Garrafa de água com meia molhada pra não tomar água choca.
Aproveitamos a conversa na praça pra pegar detalhes do caminho até o barqueiro da salineira. cada um dizia uma coisa. Ótimo viu… A única coisa que todos feirantes falaram igual foi que o barqueiro cobraria algo em torno de R$2 por pessoa, mas teríamos que acertar a entrada na estrada de chão primeiro, não há placas para encontrar a entrada ou a saída a partir do outro lado do rio. Mas por intuição e erros repetidos, chegamos até o barqueiro. Este caminho das salinas é complicado, estão sempre mudando as lagoas de sal e consequentemente os caminhos ali dentro, e algumas ainda estavam em construção. Você segue pela mais larga e com sinais de mais uso, e acaba chegando em um buraco de estrada que ainda não foi terminado. O jeito é voltar e seguir na alternativa seguinte. Quando finalmente encontramos o barco, atravessamos e seguimos com muita fome.
Não havia muita opção de sombra para descansar e o reflexo da água e do sal por ali queima até debaixo do nariz. A primeira sombra estava deliciosa, mas foi parar a bike por uns 10 segundos e fomos atacados por mosquitos em bando. Desistimos! Dentro das salineiras há algum tempo, finalmente encontramos uma casa de motor com 1×1 m de sombra e paramos ali pra cozinhar nosso feijão verde. Conforme o tempo passava, o sol girava e a gente ia mudando de lugar até que a sombra acabou. Eram 15h, fomos chutados pelo sol, voltamos ao pedal. Foi só no final da tarde que chegamos em Macau e não encontramos nenhum camping ou opção econômica, as escolas todas fechadas de férias, decidimos ir até a polícia militar atrás de alguma informação ou ajuda. Por lá uma boa alma decidiu nos ajudar, os demais policiais se dividiam entre curiosos apenas, e outros pessimistas que insistiam em nos contar histórias macabras de assaltos e assassinatos naquela localidade. Com a ajuda do sargento descolamos um hotel, que na verdade é uma universidade em construção, antigamente foi um hotel turístico, tinha até piscina, só que pra nossa tristeza estava vazia. Ficamos novamente em uma salinha de aula junto com os mosquitos, mas depois de um dia quente e um belo banho de ducha, quem se importa? Tínhamos internet e ventilador, mas resolvemos dormir nos bancos “de praça” do lado de fora, era muito mosquito mesmo, não tava dando nem pra ouvir pensamento. Dormimos a salvo dos mosquitos com o liner até os cabelos, o ar da noite estava mais fresco que o ventilador da salinha. Além disso a noite estrelada estava uma lindeza! Ainda assim alguns danadinhos conseguiram nos picar por cima do lençol.

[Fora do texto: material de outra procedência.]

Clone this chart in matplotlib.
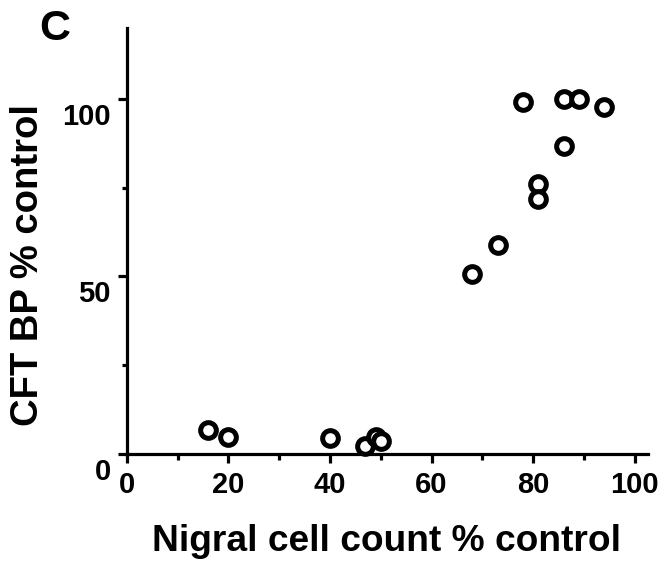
import matplotlib
matplotlib.use("Agg")
import matplotlib.pyplot as plt
from matplotlib.transforms import ScaledTranslation

plt.rcParams["font.family"] = ["Liberation Sans", "DejaVu Sans"]
plt.rcParams["font.weight"] = "bold"

# nigral cell count (% control) vs CFT BP (% control)
cell_count = [16, 20, 40, 47, 49, 50, 68, 73, 78, 81, 81, 86, 86, 89, 94]
cft_bp     = [6.8, 4.9, 4.5, 2.3, 4.9, 3.7, 50.7, 58.9, 99.2, 76.0, 71.8, 86.8, 100, 100, 97.7]

fig = plt.figure(figsize=(6.71, 5.61), dpi=100)
ax = fig.add_axes([0.189, 0.1907, 0.7765, 0.760])

ax.plot(cell_count, cft_bp, "o", ls="none", ms=11.3, mfc="white", mec="black", mew=3.6,
        clip_on=False, zorder=3)

ax.set_xlim(0, 102.6)
ax.set_ylim(0, 120)
ax.set_xticks([0, 20, 40, 60, 80, 100])
ax.set_xticks([10, 30, 50, 70, 90], minor=True)
ax.set_yticks([0, 50, 100])
ax.set_yticks([25, 75], minor=True)

for s in ["top", "right"]:
    ax.spines[s].set_visible(False)
for s in ["left", "bottom"]:
    ax.spines[s].set_linewidth(2.3)

ax.tick_params(which="major", direction="out", length=6.5, width=2.3, labelsize=21)
ax.tick_params(axis="y", which="minor", direction="out", length=3.5, width=2.3)
ax.tick_params(axis="x", which="minor", direction="out", length=4.5, width=2.3)
ax.tick_params(axis="y", pad=5)
ax.tick_params(axis="x", pad=6)

# y tick labels sit a little below their ticks
off = ScaledTranslation(0, -15 / 100, fig.dpi_scale_trans)
for lab in ax.get_yticklabels():
    lab.set_transform(lab.get_transform() + off)
    lab.set_fontweight("bold")
for lab in ax.get_xticklabels():
    lab.set_fontweight("bold")

ax.set_xlabel("Nigral cell count % control", fontsize=26.7, fontweight="bold")
ax.xaxis.set_label_coords(0.499, -0.165)
ax.set_ylabel("CFT BP % control", fontsize=27.5, fontweight="bold")
ax.yaxis.set_label_coords(-0.155, 0.444)

fig.text(0.082, 0.948, "C", fontsize=31, fontweight="bold", ha="center", va="center")

fig.savefig("out.png", dpi=100)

Travessia do Rio de Conchas.
Em Porto do Mangue nos informamos do barco para encurtar caminho até Macau. Esta travessia do rio das Conchas é feita em terreno particular, entre salineiras.
Caminhos entre as salineiras para evitar uma grande volta pelo asfalto.
Lagos rosados formando sal. Parece com as lagunas do altiplano, mesma cor, salinidade alta.
13/01/14 {Macau a meio caminho pra Natal}
Depois de uma noite segura, mas não tão bem dormida, nos despedimos dos policiais e agradecemos a enorme ajuda. Em Macau não conseguimos informação do caminho a seguir pela praia, e acabamos indo pelo asfalto por inércia. Mas coisas tão boas nos encontrariam nesta estrada até Natal, que é difícil não pensar em algo além de puro acaso. Acreditar em sorte? Acho pouco! Ainda não tínhamos onde ficar na capital do estado, mas fomos seguindo pacientes, certos de que tudo se resolveria sem precisarmos nos preocupar… {continua no próximo post!}
Saindo de Macau e rumo a Natal. Na saída/entrada da cidade entre as lagoas salgadas para fabricação de sal, há esta antiga bomba d´água movida pelo vento. Pena que já não está mais em uso.